In which a veteran of cultural studies seminars in the 1990s moves into academic administration and finds himself a married suburban father of two. Foucault, plus lawn care.
Dear Editors of Money,
This one has been making the rounds on campus.
The September issue of Money magazine features an article by Penelope Wang entitled "Is College Still Worth the Price?" (I haven't been able to find it online.) It features the obligatory references to Vassar, climbing walls, arms races, the Chivas Regal effect, and superstar professors. It's intended to motivate parents to subject the pricey colleges and universities to cost-benefit analyses, and it could easily have been written ten years ago. But it also contains a memorable howler:
"The outlet for students who can't play this game has always been public colleges, which 80% of undergraduates attend." (p. 90)
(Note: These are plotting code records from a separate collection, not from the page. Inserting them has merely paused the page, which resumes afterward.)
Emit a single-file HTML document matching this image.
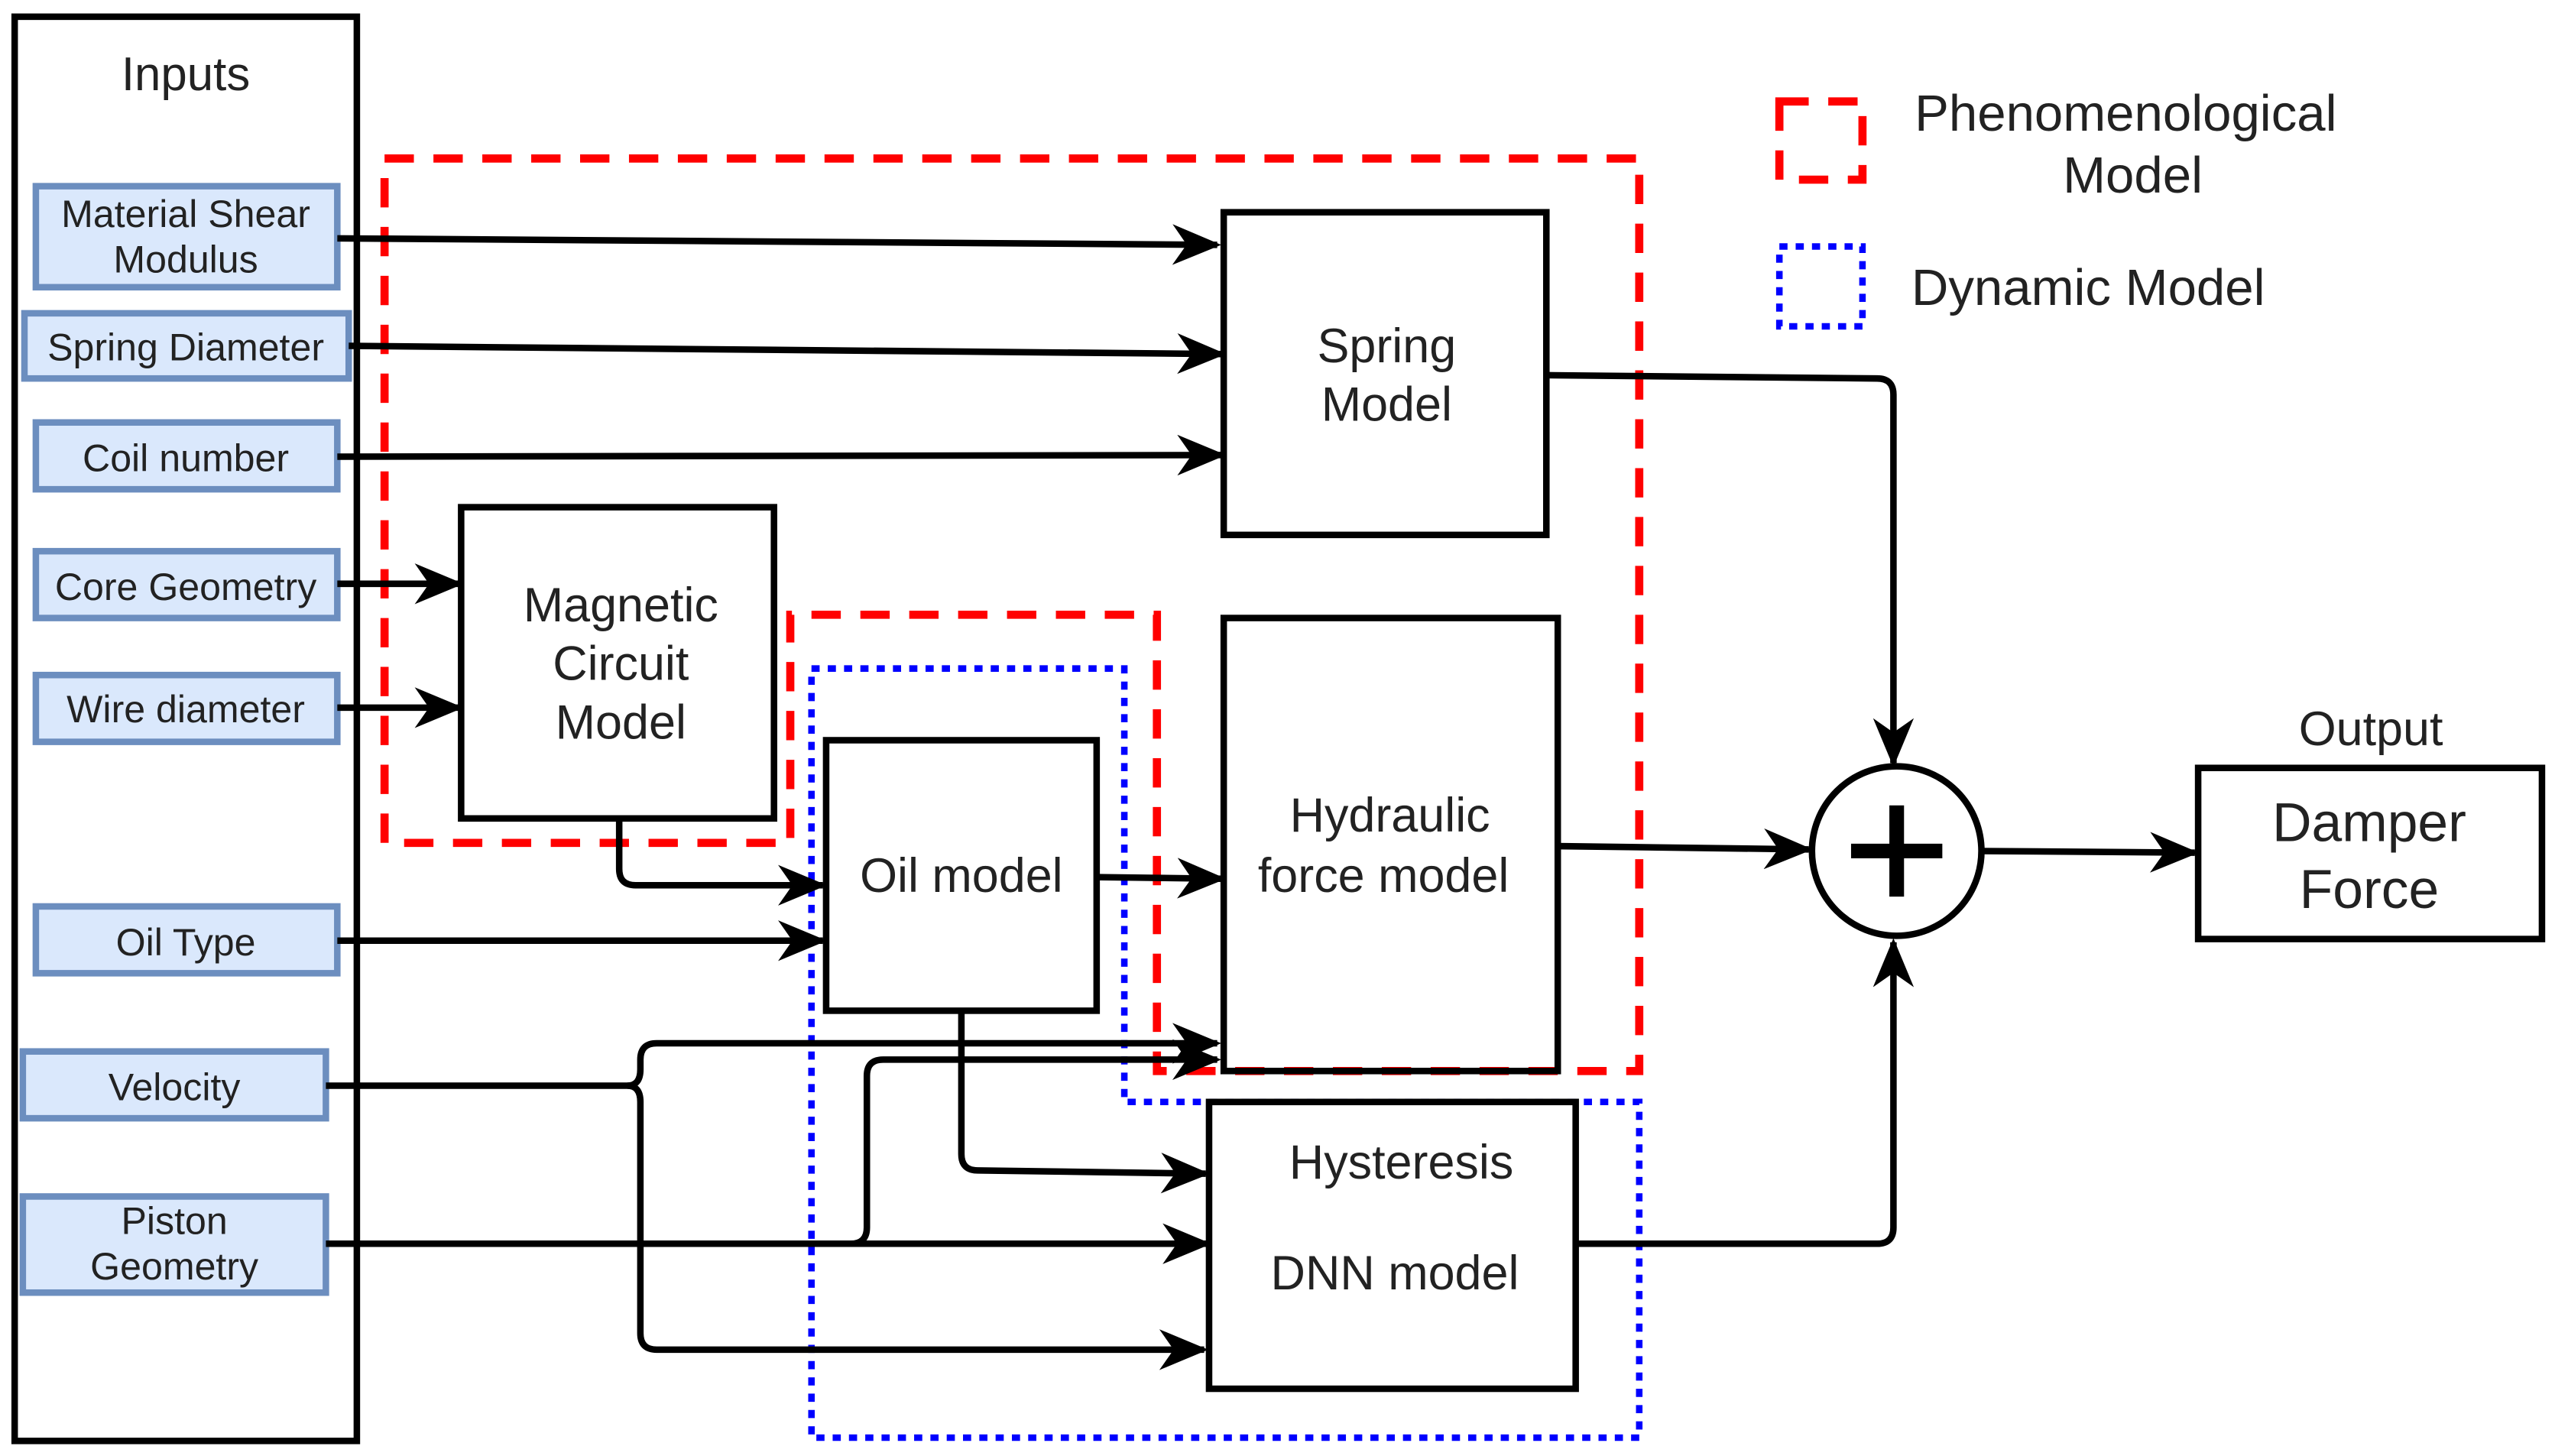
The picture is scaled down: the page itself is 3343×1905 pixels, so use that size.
<!DOCTYPE html>
<html><head><meta charset="utf-8"><style>
html,body{margin:0;padding:0;background:#fff;}
svg{display:block;}
text{font-family:"Liberation Sans",sans-serif;fill:#222;text-anchor:middle;}
</style></head><body>
<svg width="3343" height="1905" viewBox="0 0 1568 893" xmlns="http://www.w3.org/2000/svg">
<defs>
<marker id="ar" viewBox="0 0 12 10" refX="11" refY="5" markerWidth="30" markerHeight="25" markerUnits="userSpaceOnUse" orient="auto">
<path d="M0,0 L12,5 L0,10 L3.5,5 Z" fill="#000"/>
</marker>
</defs>
<rect width="1568" height="893" fill="#fff"/>
<rect x="9" y="10" width="210" height="874" fill="none" stroke="#000" stroke-width="4"/>
<text x="114" y="55" font-size="29">Inputs</text>
<g fill="#dae8fc" stroke="#6c8ebf" stroke-width="4">
<rect x="22" y="114" width="185" height="62"/>
<rect x="15" y="192" width="199" height="40"/>
<rect x="22" y="259" width="185" height="41"/>
<rect x="22" y="338" width="185" height="41"/>
<rect x="22" y="414" width="185" height="41"/>
<rect x="22" y="556" width="185" height="41"/>
<rect x="14" y="645" width="186" height="41"/>
<rect x="14" y="734" width="186" height="59"/>
</g>
<g font-size="23.5">
<text x="114" y="139">Material Shear</text>
<text x="114" y="167">Modulus</text>
<text x="114" y="221">Spring Diameter</text>
<text x="114" y="289">Coil number</text>
<text x="114" y="368">Core Geometry</text>
<text x="114" y="443">Wire diameter</text>
<text x="114" y="586">Oil Type</text>
<text x="107" y="675">Velocity</text>
<text x="107" y="757">Piston</text>
<text x="107" y="785">Geometry</text>
</g>
<path d="M236,517 L236,97 L1006,97 L1006,657 L710,657 L710,377 L485,377 L485,517 Z" fill="none" stroke="#f00" stroke-width="5" stroke-dasharray="18 12"/>
<path d="M498,410 L690,410 L690,676 L1006,676 L1006,882 L498,882 Z" fill="none" stroke="#00f" stroke-width="4" stroke-dasharray="5 5"/>
<g fill="none" stroke="#000" stroke-width="4">
<rect x="751" y="130" width="198" height="198"/>
<rect x="283" y="311" width="192" height="191"/>
<rect x="507" y="454" width="166" height="166"/>
<rect x="751" y="379" width="205" height="278"/>
<rect x="742" y="676" width="225" height="176"/>
<rect x="1349" y="471" width="211" height="105"/>
<circle cx="1164" cy="522" r="52"/>
</g>
<path d="M1164,494 V550 M1136,522 H1192" stroke="#000" stroke-width="9"/>
<g font-size="29.5">
<text x="851" y="222">Spring</text>
<text x="851" y="258">Model</text>
<text x="381" y="381">Magnetic</text>
<text x="381" y="417">Circuit</text>
<text x="381" y="453">Model</text>
<text x="590" y="547">Oil model</text>
<text x="853" y="510">Hydraulic</text>
<text x="849" y="547">force model</text>
<text x="860" y="723">Hysteresis</text>
<text x="856" y="791">DNN model</text>
<text x="1455" y="457">Output</text>
</g>
<g font-size="33.5">
<text x="1454" y="516">Damper</text>
<text x="1454" y="557">Force</text>
</g>
<rect x="1092" y="62" width="51" height="48" fill="none" stroke="#f00" stroke-width="5" stroke-dasharray="18 12"/>
<rect x="1092" y="151" width="51" height="49" fill="none" stroke="#00f" stroke-width="4" stroke-dasharray="5 5"/>
<g font-size="31.5">
<text x="1175" y="80" style="text-anchor:start">Phenomenological</text>
<text x="1266" y="118" style="text-anchor:start">Model</text>
<text x="1173" y="187" style="text-anchor:start">Dynamic  Model</text>
</g>
<g fill="none" stroke="#000" stroke-width="4" marker-end="url(#ar)">
<path d="M207,146 L747,150"/>
<path d="M214,212 L750,217"/>
<path d="M207,280 L750,279"/>
<path d="M207,358 L282,358"/>
<path d="M207,434 L282,434"/>
<path d="M380,502 V533 Q380,543 390,543 L505,543"/>
<path d="M207,577 L505,577"/>
<path d="M673,538 L750,539"/>
<path d="M949,230 L1152,232 Q1162,232 1162,242 L1162,468"/>
<path d="M956,519 L1110,521"/>
<path d="M1216,522 L1347,523"/>
<path d="M967,763 L1152,763 Q1162,763 1162,753 L1162,578"/>
<path d="M590,620 V708 Q590,718 600,718 L740,720"/>
<path d="M200,666 L385,666 Q393,666 393,656 L393,650 Q393,640 403,640 L747,640"/>
<path d="M385,666 Q393,666 393,676 L393,818 Q393,828 403,828 L739,828"/>
<path d="M200,763 L741,763"/>
<path d="M522,763 Q532,763 532,753 L532,660 Q532,650 542,650 L747,650"/>
</g>
</svg>
</body></html>
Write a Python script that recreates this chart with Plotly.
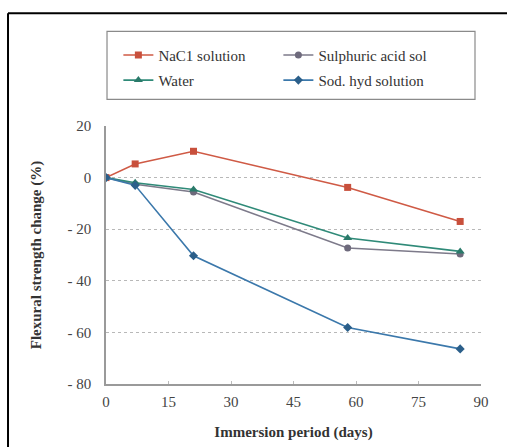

The outlet, which 80 percent of undergraduates attend.
I know that Money magazine assumes a certain class background among its readers. I know that among certain strata, 'college' is synonymous with 'exclusive' and 'private.' And I know that higher ed isn't really your specialty. But this is really a bit much.
By any reasonable definition, 80 percent is not the outlet, or the exception, or the afterthought. It's the majority. It's the norm. For that matter, almost half of the undergraduates in America attend community colleges, which merit no mention – not one – in the entire piece. Compare the complete silence on community colleges to this sentence from page 89: "But they're spending even more on building Hogwarts-style dorms with mahogany casement windows of leaded glass (Princeton's newest $136 million student residence); installing 35-foot climbing walls and hot tubs big enough for 15 people (Boston University); providing multiple eateries with varied cuisines and massive fitness centers (too many schools to name)." Tell you what – find me one community college in America with mahogany casement windows of leaded glass, and we'll talk.
Among public four-year and community colleges, the lead is likelier to be found in the interior paint of the 1960's brutalist concrete squares showing the fruit of decades of deferred maintenance. I've been on plenty of community colleges campuses over the last several years, and have yet to see a hot tub. The 'varied cuisines' part I'll concede, I suppose, if you count Taco Bell and Pizza Hut.
I'd just roll my eyes at the article and be done with it, if I weren't convinced that it feeds an incredibly destructive attitude among powerful people.
It took me a few re-reads to figure out how the intended reader was intended to respond. Are elite colleges acting irrationally? No, because the market seems to bear the cost just fine, judging by the Chivas Regal effect. Should Congress crack down on wasteful public colleges? No, they barely merit mention, though you do manage to quote a few prominent Republicans taking potshots at an undifferentiated Higher Ed. Are tenured liberals living high on the hog, thumbing their vegan-fed noses at their ignorant but well-meaning benefactors?
That's the nearest I can get to an intended reaction. Although why it's bad for elite colleges to respond to the market, and good for everyone else to, remains, shall we say, obscure. And adjuncts – who far outnumber tenured radicals – are as unmentioned as community colleges.
It's the 2000's version of redbaiting. Pick a few wildly unrepresentative outrages, and tar an entire system with them. (If the article were entitled "Is the Ivy League Still Worth It?," it would at least be a little closer to honest.) Moving from outrage to outrage, without even a feint towards actual analysis, the piece is obviously intended to generate self-righteous, undifferentiated anger. And the taxpayers who feel that anger direct it at the public sector, where it damages the reasonably-priced majority.
Call the article a limited success. I'm angry, and maybe even self-righteous. But I know precisely why.